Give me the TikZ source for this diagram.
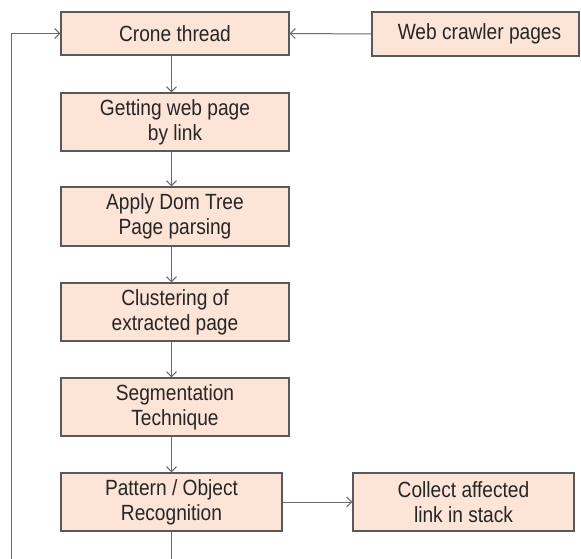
\documentclass[tikz,border=0pt]{standalone}
\usepackage{fontspec}
\setmainfont[FakeStretch=0.87]{Liberation Sans}
\usetikzlibrary{arrows.meta}
\definecolor{boxfill}{HTML}{FCE4D6}
\definecolor{boxline}{HTML}{595959}
\definecolor{conn}{HTML}{6A6A6A}
\definecolor{txt}{HTML}{262626}
\begin{document}
\begin{tikzpicture}[x=1pt,y=-1pt,
  box/.style={draw=boxline,line width=1.2pt,fill=boxfill,text=txt,align=center,
    inner sep=0pt,font=\fontsize{22}{25}\selectfont},
  arr/.style={draw=conn,line width=1pt,-{Straight Barb[length=5pt,width=10pt]}},
  ln/.style={draw=conn,line width=1pt}]
\fill[white] (0,0) rectangle (581,559);
\useasboundingbox (0,0) rectangle (581,559);
\node[box,minimum width=228pt,minimum height=43pt] (crone) at (175,33.5) {Crone thread};
\node[box,minimum width=207pt,minimum height=44pt] (web) at (475.5,34) {\hspace*{8pt}Web crawler pages};
\node[box,minimum width=228pt,minimum height=58pt] (get) at (175,122) {Getting web page\\by link};
\node[box,minimum width=228pt,minimum height=59pt] (dom) at (175,216.5) {Apply Dom Tree\\Page parsing};
\node[box,minimum width=228pt,minimum height=58pt] (clus) at (175,312) {Clustering of\\extracted page};
\node[box,minimum width=228pt,minimum height=58pt] (seg) at (175,407) {Segmentation\\Technique};
\node[box,minimum width=221pt,minimum height=58pt] (pat) at (171.5,502) {Pattern / Object\\Recognition};
\node[box,minimum width=221pt,minimum height=58pt] (col) at (463.5,502) {Collect affected\\link in stack};
\coordinate (loopB) at (11,559);
\coordinate (botP) at (171.5,559);
\draw[arr] (web.west) -- (crone.east);
\draw[arr] (crone.south -| pat.center) -- (get.north -| pat.center);
\draw[arr] (get.south -| pat.center) -- (dom.north -| pat.center);
\draw[arr] (dom.south -| pat.center) -- (clus.north -| pat.center);
\draw[arr] (clus.south -| pat.center) -- (seg.north -| pat.center);
\draw[arr] (seg.south -| pat.center) -- (pat.north);
\draw[arr] (pat.east) -- (col.west);
\draw[ln] (pat.south) -- (botP);
\draw[arr] (loopB) |- (crone.west);
\end{tikzpicture}
\end{document}
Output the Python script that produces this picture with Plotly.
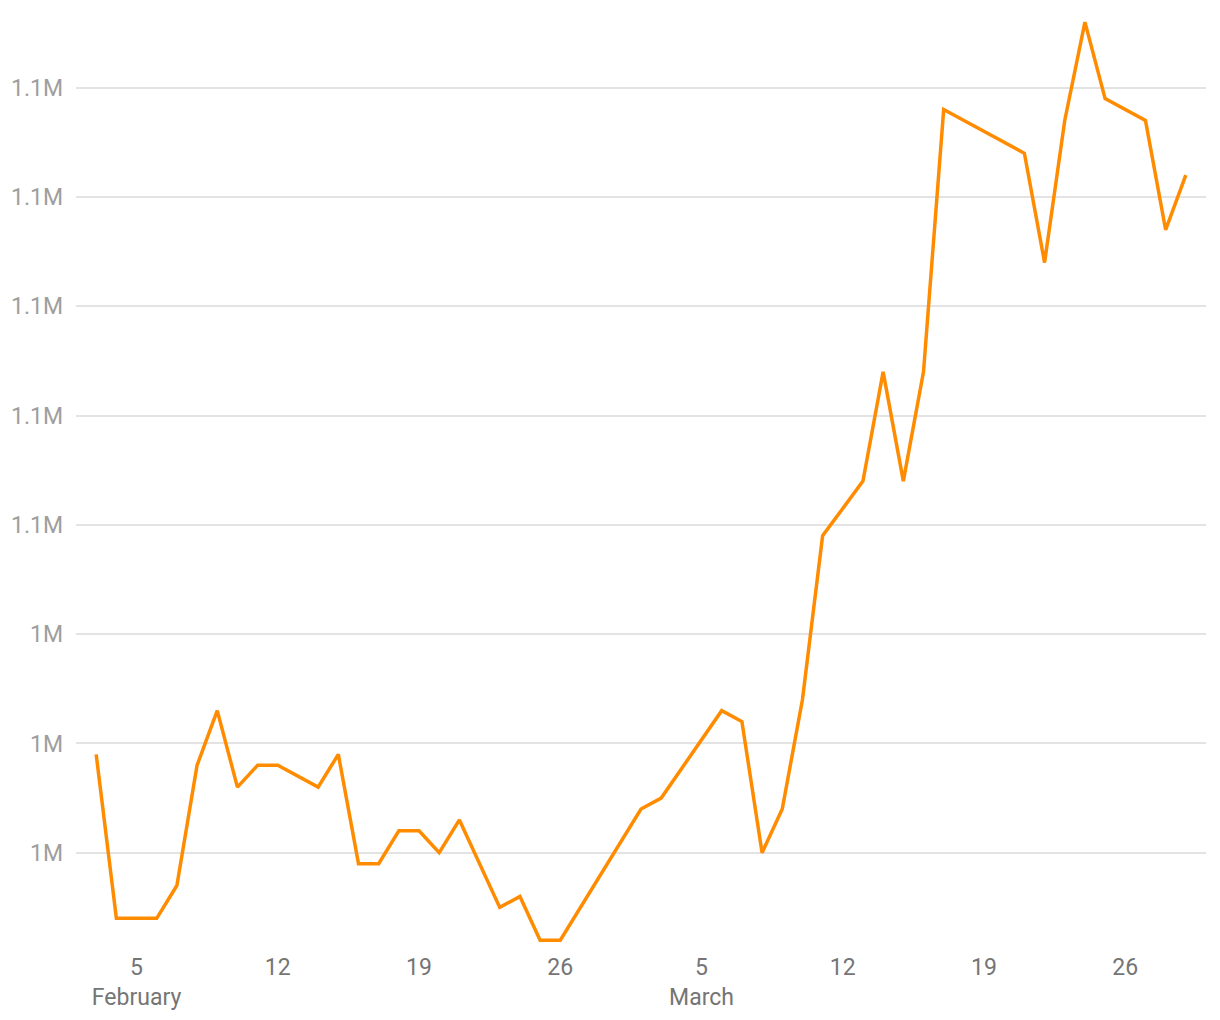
--- --- ---
Omit the images and transcribe all of the records above word for word.

§ **Output for this exercise**
Give me the TikZ source for this diagram.
\documentclass[tikz,border=0pt]{standalone}
\usepackage{fontspec}
\setmainfont[FakeStretch=0.87]{Liberation Sans}
\usetikzlibrary{arrows.meta}
\definecolor{boxfill}{HTML}{FCE4D6}
\definecolor{boxline}{HTML}{595959}
\definecolor{conn}{HTML}{6A6A6A}
\definecolor{txt}{HTML}{262626}
\begin{document}
\begin{tikzpicture}[x=1pt,y=-1pt,
  box/.style={draw=boxline,line width=1.2pt,fill=boxfill,text=txt,align=center,
    inner sep=0pt,font=\fontsize{22}{25}\selectfont},
  arr/.style={draw=conn,line width=1pt,-{Straight Barb[length=5pt,width=10pt]}},
  ln/.style={draw=conn,line width=1pt}]
\fill[white] (0,0) rectangle (581,559);
\useasboundingbox (0,0) rectangle (581,559);
\node[box,minimum width=228pt,minimum height=43pt] (crone) at (175,33.5) {Crone thread};
\node[box,minimum width=207pt,minimum height=44pt] (web) at (475.5,34) {\hspace*{8pt}Web crawler pages};
\node[box,minimum width=228pt,minimum height=58pt] (get) at (175,122) {Getting web page\\by link};
\node[box,minimum width=228pt,minimum height=59pt] (dom) at (175,216.5) {Apply Dom Tree\\Page parsing};
\node[box,minimum width=228pt,minimum height=58pt] (clus) at (175,312) {Clustering of\\extracted page};
\node[box,minimum width=228pt,minimum height=58pt] (seg) at (175,407) {Segmentation\\Technique};
\node[box,minimum width=221pt,minimum height=58pt] (pat) at (171.5,502) {Pattern / Object\\Recognition};
\node[box,minimum width=221pt,minimum height=58pt] (col) at (463.5,502) {Collect affected\\link in stack};
\coordinate (loopB) at (11,559);
\coordinate (botP) at (171.5,559);
\draw[arr] (web.west) -- (crone.east);
\draw[arr] (crone.south -| pat.center) -- (get.north -| pat.center);
\draw[arr] (get.south -| pat.center) -- (dom.north -| pat.center);
\draw[arr] (dom.south -| pat.center) -- (clus.north -| pat.center);
\draw[arr] (clus.south -| pat.center) -- (seg.north -| pat.center);
\draw[arr] (seg.south -| pat.center) -- (pat.north);
\draw[arr] (pat.east) -- (col.west);
\draw[ln] (pat.south) -- (botP);
\draw[arr] (loopB) |- (crone.west);
\end{tikzpicture}
\end{document}
Output the Python script that produces this picture with Plotly.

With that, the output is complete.